● Task objective:
Once the pictures are set aside, transcribe the remaining data exactly.

● Given data:
* start *

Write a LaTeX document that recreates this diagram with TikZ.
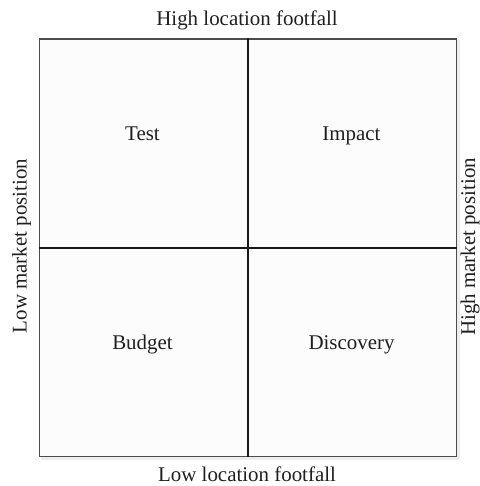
\documentclass[tikz,border=0pt]{standalone}
\usepackage{fontspec}
\setmainfont{Liberation Serif}
\begin{document}
\begin{tikzpicture}[x=1bp,y=-1bp,
  lbl/.style={font=\fontsize{21}{24}\selectfont, text=black!88, inner sep=0, anchor=base},
  crossline/.style={draw=black!90, line width=2.6bp},
  frame/.style={draw=black!70, line width=1.3bp, fill=black!1, inner sep=0,
    minimum width=417.5bp, minimum height=417.5bp, anchor=north west}]
\useasboundingbox (0,0) rectangle (480,486);
\fill[black!7] (40.5,40.5) rectangle (459.5,459.5);
\node[frame] (box) at (38.5,38.5) {};
\draw[crossline] (box.north) -- (box.south);
\draw[crossline] (box.west) -- (box.east);
\node[lbl] (test) at (142.5,140.7) {Test};
\node[lbl] (impact) at (351.5,140.7) {Impact};
\node[lbl] (budget) at (142.5,349.3) {Budget};
\node[lbl] (discovery) at (351.5,349.3) {Discovery};
\node[lbl] (top) at (247,26) {High location footfall};
\node[lbl] (bottom) at (247,481) {Low location footfall};
\node[lbl, rotate=90] (left) at (26.5,246) {Low market position};
\node[lbl, rotate=90] (right) at (475,247) {High market position};
\end{tikzpicture}
\end{document}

* end *

● Task result:
Write a LaTeX document that recreates this diagram with TikZ.
\documentclass[tikz,border=0pt]{standalone}
\usepackage{fontspec}
\setmainfont{Liberation Serif}
\begin{document}
\begin{tikzpicture}[x=1bp,y=-1bp,
  lbl/.style={font=\fontsize{21}{24}\selectfont, text=black!88, inner sep=0, anchor=base},
  crossline/.style={draw=black!90, line width=2.6bp},
  frame/.style={draw=black!70, line width=1.3bp, fill=black!1, inner sep=0,
    minimum width=417.5bp, minimum height=417.5bp, anchor=north west}]
\useasboundingbox (0,0) rectangle (480,486);
\fill[black!7] (40.5,40.5) rectangle (459.5,459.5);
\node[frame] (box) at (38.5,38.5) {};
\draw[crossline] (box.north) -- (box.south);
\draw[crossline] (box.west) -- (box.east);
\node[lbl] (test) at (142.5,140.7) {Test};
\node[lbl] (impact) at (351.5,140.7) {Impact};
\node[lbl] (budget) at (142.5,349.3) {Budget};
\node[lbl] (discovery) at (351.5,349.3) {Discovery};
\node[lbl] (top) at (247,26) {High location footfall};
\node[lbl] (bottom) at (247,481) {Low location footfall};
\node[lbl, rotate=90] (left) at (26.5,246) {Low market position};
\node[lbl, rotate=90] (right) at (475,247) {High market position};
\end{tikzpicture}
\end{document}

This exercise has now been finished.